Editorial | U. contract with General Revenue Corporation requires attention

Student debt at the University is already a big enough problem without the questionable tactics of debt collection agencies that divert school funding and badger debt holders about outstanding payments. The University ought to take a closer look at its contract with General Revenue Corporation to ensure that the latter isn’t happening.

The University has held a contract with GRC, a subsidiary of Sallie Mae that is paid to collect unpaid student tuition on behalf of the University, since 2005. Certain recent findings, however, have brought into question the integrity with which the company conducts its affairs. The Rutgers Student Union first brought the issue to light in October while drafting an in-state tuition bill, but a teach-in hosted by the group earlier this week has made it clear that it’s one that demands attention.

With student-loan debt surpassing credit card, automobile and housing debt in the country, debt collection is of course necessary. But it’s important that the act be carried out ethically, and, in the GRC case, legally. According to RSU members, the GRC has been using bullying tactics — including threatening to affect a student’s credit rating — to antagonize debt-holders into paying defaulted loans. Additionally, Article 2.7 of the University’s GRC contract enables the company to use “skip tracing,” which involves collecting as much information about a person, to locate their whereabouts.

Undoubtedly, tactics like these are somewhat unsettling, and the RSU is not the only ones who have taken note of this fact. A Daily Targum article noted recently that the GRC has received 344 complaints from the Better Business Bureau, as well as several lawsuits for allegedly violating the Fair Debt Collection Practices Act and the Telephone Consumer Protection Act. Regardless of whether or not such an approach to debt collection is being carried out by the GRC on the University’s own campus, allegations like these reflect poorly on the collector as a company and should be taken into account by administrators when looking to renew the GRC’s contract.

Yet the University’s relationship with the GRC becomes even more suspect when one considers that the company is allowed 25 percent of the outstanding tuition collected. The idea that the GRC is making such a massive profit of off the debt owed by students to the University is frankly frightening, and probably unnecessary. Ideally, these funds should ultimately find their way back into the University to pay for its own affairs, not end up in the pockets of a private corporation. Allocating money away from other University programs that require attention — of which there are many — seems to do little to serve the interests of our community.

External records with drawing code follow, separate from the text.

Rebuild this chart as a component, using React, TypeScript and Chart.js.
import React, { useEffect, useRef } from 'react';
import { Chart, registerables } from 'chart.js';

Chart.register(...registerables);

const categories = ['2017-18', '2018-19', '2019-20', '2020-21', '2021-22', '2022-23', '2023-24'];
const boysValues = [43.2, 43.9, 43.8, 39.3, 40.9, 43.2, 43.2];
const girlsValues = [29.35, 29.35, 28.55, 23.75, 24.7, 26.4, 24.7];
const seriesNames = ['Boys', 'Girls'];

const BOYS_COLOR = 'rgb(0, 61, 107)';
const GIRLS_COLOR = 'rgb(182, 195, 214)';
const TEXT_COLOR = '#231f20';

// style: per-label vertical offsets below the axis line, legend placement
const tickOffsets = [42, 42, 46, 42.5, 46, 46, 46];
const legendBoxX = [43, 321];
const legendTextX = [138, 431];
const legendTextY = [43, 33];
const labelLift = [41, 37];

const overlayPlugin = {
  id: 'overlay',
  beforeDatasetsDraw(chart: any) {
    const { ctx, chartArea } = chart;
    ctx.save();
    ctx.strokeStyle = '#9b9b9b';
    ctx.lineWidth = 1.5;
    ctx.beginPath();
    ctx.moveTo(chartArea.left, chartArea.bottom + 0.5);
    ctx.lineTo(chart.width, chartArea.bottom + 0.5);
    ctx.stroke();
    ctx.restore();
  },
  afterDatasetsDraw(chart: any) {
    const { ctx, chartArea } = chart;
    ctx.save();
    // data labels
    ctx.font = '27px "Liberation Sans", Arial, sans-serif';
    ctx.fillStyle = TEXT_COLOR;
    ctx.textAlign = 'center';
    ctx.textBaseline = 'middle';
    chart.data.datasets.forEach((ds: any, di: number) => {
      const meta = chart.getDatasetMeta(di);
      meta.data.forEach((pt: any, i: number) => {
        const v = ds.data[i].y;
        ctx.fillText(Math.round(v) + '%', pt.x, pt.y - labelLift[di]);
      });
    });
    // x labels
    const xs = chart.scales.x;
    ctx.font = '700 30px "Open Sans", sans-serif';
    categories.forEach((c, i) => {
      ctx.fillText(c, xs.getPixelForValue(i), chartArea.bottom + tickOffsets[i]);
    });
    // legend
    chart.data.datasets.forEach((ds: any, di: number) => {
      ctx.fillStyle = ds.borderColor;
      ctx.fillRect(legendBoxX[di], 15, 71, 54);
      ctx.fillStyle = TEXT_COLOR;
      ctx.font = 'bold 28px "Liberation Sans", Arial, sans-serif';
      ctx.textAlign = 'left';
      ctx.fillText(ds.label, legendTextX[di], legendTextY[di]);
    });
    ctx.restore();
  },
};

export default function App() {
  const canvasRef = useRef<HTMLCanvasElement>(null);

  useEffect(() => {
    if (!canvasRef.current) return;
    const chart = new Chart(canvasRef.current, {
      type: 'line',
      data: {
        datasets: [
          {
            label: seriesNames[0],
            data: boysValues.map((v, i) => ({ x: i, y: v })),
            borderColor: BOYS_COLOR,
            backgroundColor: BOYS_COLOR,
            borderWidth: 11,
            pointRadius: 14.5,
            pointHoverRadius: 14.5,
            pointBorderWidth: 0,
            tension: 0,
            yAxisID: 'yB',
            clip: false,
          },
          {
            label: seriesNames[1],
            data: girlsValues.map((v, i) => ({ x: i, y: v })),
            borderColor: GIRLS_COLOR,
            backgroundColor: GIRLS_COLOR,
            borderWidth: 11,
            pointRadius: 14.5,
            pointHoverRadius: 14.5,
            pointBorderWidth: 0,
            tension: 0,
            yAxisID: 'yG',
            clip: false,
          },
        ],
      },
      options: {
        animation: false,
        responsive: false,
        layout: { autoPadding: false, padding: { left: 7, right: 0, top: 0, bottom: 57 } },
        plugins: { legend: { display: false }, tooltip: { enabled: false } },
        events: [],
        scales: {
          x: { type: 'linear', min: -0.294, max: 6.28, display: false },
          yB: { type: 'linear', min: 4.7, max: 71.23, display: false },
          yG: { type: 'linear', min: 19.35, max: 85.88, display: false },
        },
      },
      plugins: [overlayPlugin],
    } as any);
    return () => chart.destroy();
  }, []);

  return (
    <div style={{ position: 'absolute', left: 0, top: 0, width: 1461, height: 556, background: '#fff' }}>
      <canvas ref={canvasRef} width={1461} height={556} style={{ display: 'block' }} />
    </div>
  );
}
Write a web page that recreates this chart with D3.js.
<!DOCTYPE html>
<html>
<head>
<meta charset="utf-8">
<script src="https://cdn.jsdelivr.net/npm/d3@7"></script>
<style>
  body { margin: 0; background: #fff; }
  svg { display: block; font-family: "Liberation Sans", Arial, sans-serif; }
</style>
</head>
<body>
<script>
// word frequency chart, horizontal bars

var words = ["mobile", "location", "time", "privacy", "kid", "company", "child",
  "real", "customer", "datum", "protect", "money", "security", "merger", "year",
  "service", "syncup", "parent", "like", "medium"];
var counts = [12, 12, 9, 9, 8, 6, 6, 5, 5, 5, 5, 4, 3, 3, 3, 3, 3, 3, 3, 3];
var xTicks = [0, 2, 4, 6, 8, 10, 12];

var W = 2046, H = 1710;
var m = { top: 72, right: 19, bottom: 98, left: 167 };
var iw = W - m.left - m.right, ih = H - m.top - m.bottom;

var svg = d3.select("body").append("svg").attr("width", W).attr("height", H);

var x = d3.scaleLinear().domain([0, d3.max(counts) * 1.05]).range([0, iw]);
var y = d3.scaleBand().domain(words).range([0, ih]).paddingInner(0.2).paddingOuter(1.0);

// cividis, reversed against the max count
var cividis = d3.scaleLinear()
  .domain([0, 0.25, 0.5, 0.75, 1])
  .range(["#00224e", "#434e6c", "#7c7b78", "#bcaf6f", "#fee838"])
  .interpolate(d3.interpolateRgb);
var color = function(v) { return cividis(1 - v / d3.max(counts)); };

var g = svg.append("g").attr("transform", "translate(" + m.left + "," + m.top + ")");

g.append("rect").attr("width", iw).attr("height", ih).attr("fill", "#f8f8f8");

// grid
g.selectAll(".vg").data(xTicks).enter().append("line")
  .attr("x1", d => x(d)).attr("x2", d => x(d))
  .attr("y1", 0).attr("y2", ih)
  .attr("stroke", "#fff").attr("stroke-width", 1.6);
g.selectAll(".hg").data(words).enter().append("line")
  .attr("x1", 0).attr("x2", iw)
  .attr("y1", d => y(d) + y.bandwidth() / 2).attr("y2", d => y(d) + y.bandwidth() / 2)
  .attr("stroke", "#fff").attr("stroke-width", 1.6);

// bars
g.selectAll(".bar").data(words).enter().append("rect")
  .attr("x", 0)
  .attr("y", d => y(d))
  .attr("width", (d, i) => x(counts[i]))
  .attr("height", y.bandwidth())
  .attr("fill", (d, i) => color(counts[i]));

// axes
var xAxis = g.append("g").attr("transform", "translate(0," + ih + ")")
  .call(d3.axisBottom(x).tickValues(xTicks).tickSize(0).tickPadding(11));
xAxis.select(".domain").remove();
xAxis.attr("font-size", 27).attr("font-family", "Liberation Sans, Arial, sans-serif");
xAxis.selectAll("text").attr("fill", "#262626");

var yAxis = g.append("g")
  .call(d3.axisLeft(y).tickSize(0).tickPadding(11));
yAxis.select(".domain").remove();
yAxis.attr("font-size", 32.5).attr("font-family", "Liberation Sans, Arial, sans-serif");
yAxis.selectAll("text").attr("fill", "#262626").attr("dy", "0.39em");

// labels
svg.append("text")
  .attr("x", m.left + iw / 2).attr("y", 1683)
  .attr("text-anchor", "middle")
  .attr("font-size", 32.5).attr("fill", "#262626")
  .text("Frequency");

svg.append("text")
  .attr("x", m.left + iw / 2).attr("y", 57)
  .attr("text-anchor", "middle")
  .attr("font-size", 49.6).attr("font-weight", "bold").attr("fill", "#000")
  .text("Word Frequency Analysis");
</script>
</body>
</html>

These concerns deserve looking into, and the University would do well to consider doing so. If true, the aforementioned allegations, along with the exorbitant amount of money the GRC is paid for their service, cast the contract as not only questionable, but also potentially destructive. Student loan debt affects an enormous majority of students here on campus, and those struggling to pay their debt off should be given the resources to help them do so — not be further penalized by collection agencies like the GRC.